The group described as the largest criminal organisation in the world had a legal existence for a long time. The different clans had premises and a list of employees. For example, members of the Yamaguchi Gumi family (one of the most influential families) had a website and a magazine. However, these « crime syndicates » have faced a significant tightening of measures against them. In 1992 an anti-gang law was passed, reinforced in 1993 by an anti-money laundering law. The adoption of these rules came just after the Japanese speculative bubble burst. Many companies went bankrupt and the government feared that the economic system was being undermined by the yakuzas and their money.
Thus, some experts are talking about a loss of influence of the Japanese mafia, which no longer inspires as many vocations as before. There were 180,000 members in the 1960s and this number has now fallen to 15,000. However, this analysis must be shaded. The stakes for the yakuzas are no longer the same and it is important for them to be discreet. For this reason, some fear that the Japanese mafia has infiltrated all strata of society, especially the economic and political sectors. The yakuza are similar almost to ordinary citizens and it is necessary if they want to fulfil their goals. In fact, the group wants to become more international and influential. For reasons of credibility and trustworthiness, it is necessary to avoid causing a rift. To achieve this, the various families must face new challenges.
The honour so dear to the yakuza is no longer truly shared by the new criminals who highlight certain activities and attract the attention of the authorities. New groups, mostly Chinese, are also interfering with the Japanese mafia’s business. The number of stakeholders is increasing and the management of certain markets and territories is becoming more complex.

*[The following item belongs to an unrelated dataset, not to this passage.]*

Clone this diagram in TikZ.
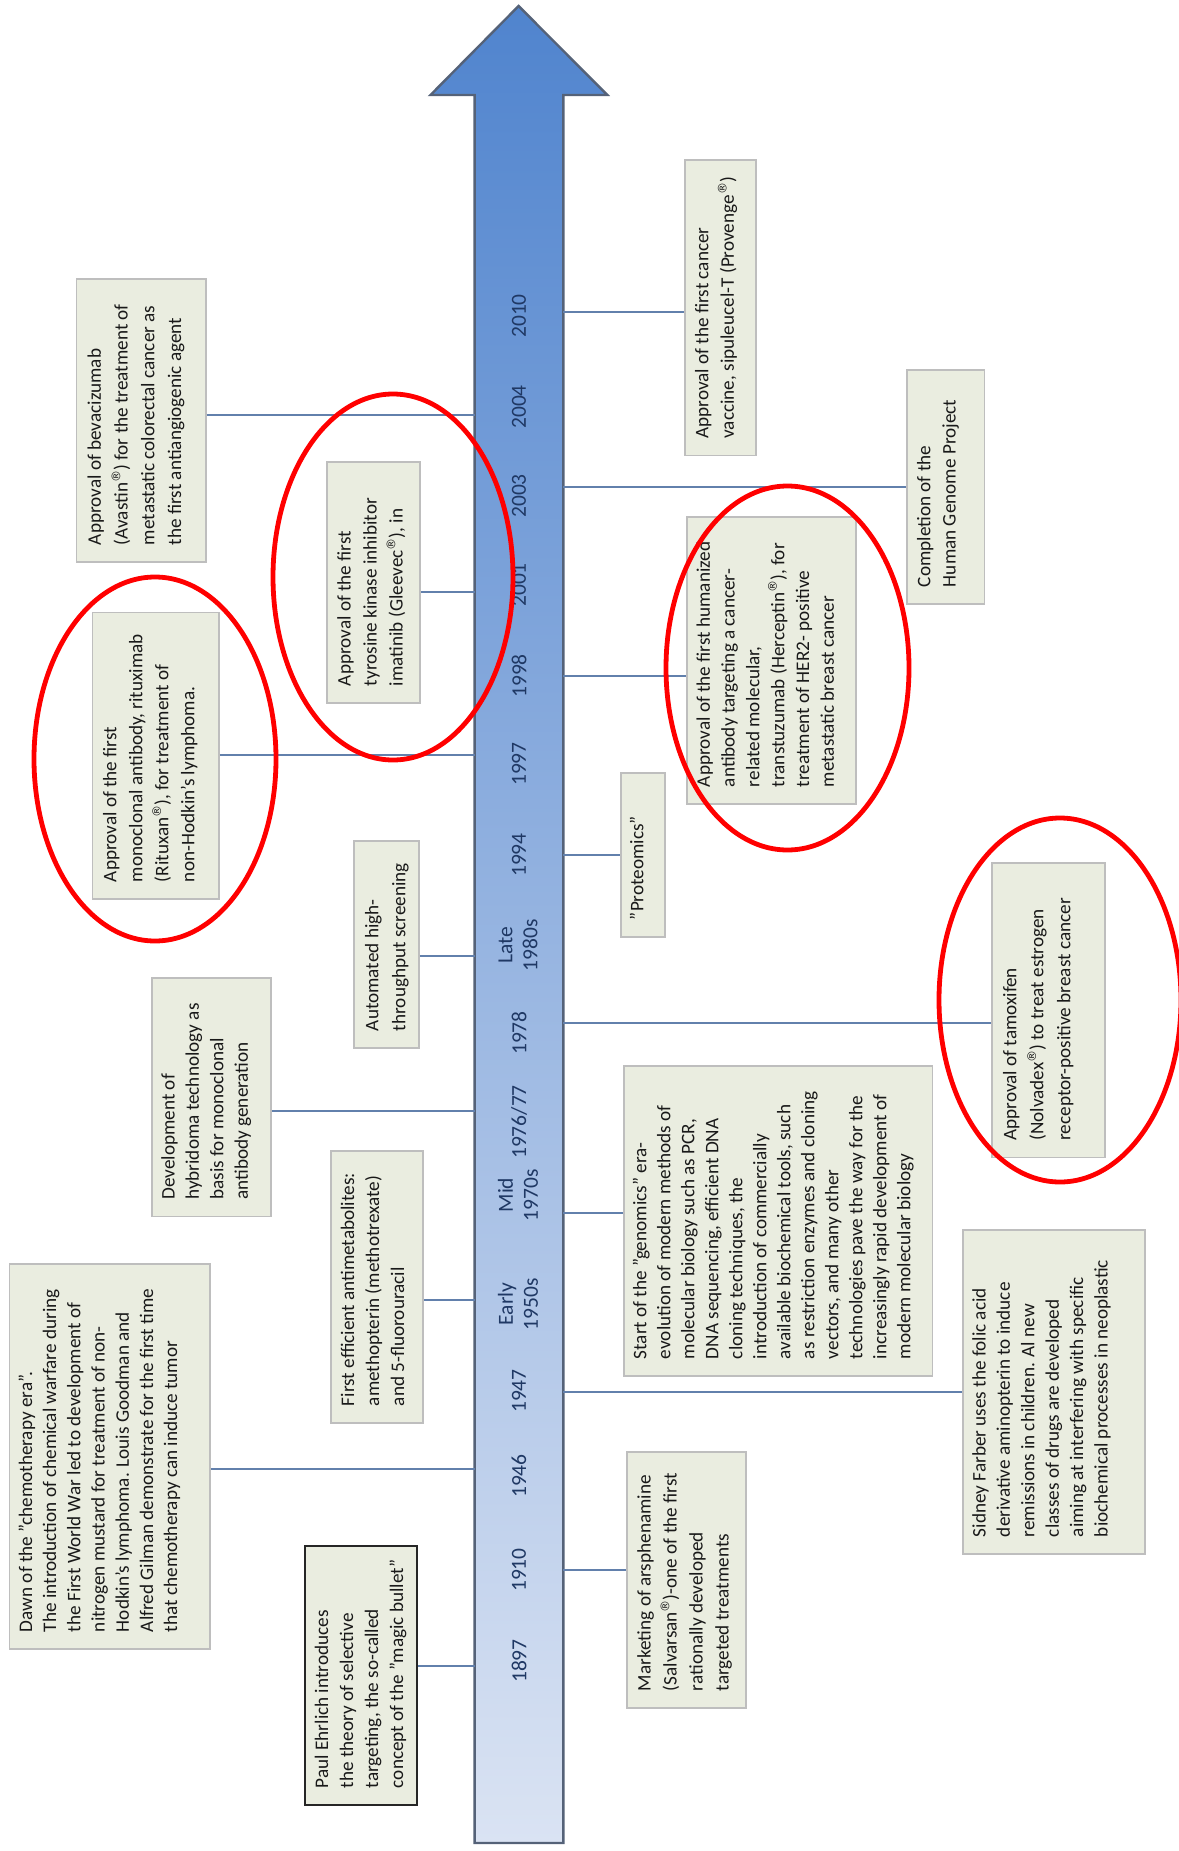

Thus, it is almost universally agreed that the yakuzas have a social function. It is not uncommon for them to be associated with a kind of heroes of the Japanese right wing. The mafia mobilised strongly following the Fukushima disaster in 2011 by means of donations or other loans of money. Many expect the group’s image to be boosted in this time of pandemic. Many yakuza have already distributed masks and medicines. They take advantage of moments of crisis to reinforce their social control and to build relationships to ensure the order they seek.
However, make no mistake, the yakuza are still linked to a wide range of illegal activities and their main objective is to make their business flourish. Their mobilisation in times of crisis can be interpreted not as a simple will but as a real need to restore their image following certain blunders such as the one of the 17th of April 2009 when Iccho Ito, the mayor of Nagasaki was assassinated after refusing a loan to a construction company linked to the mafia. If the government and the mafia have been able to collaborate together at certain times, trust seems to have been broken and confirms the need to step aside to allow the group to survive.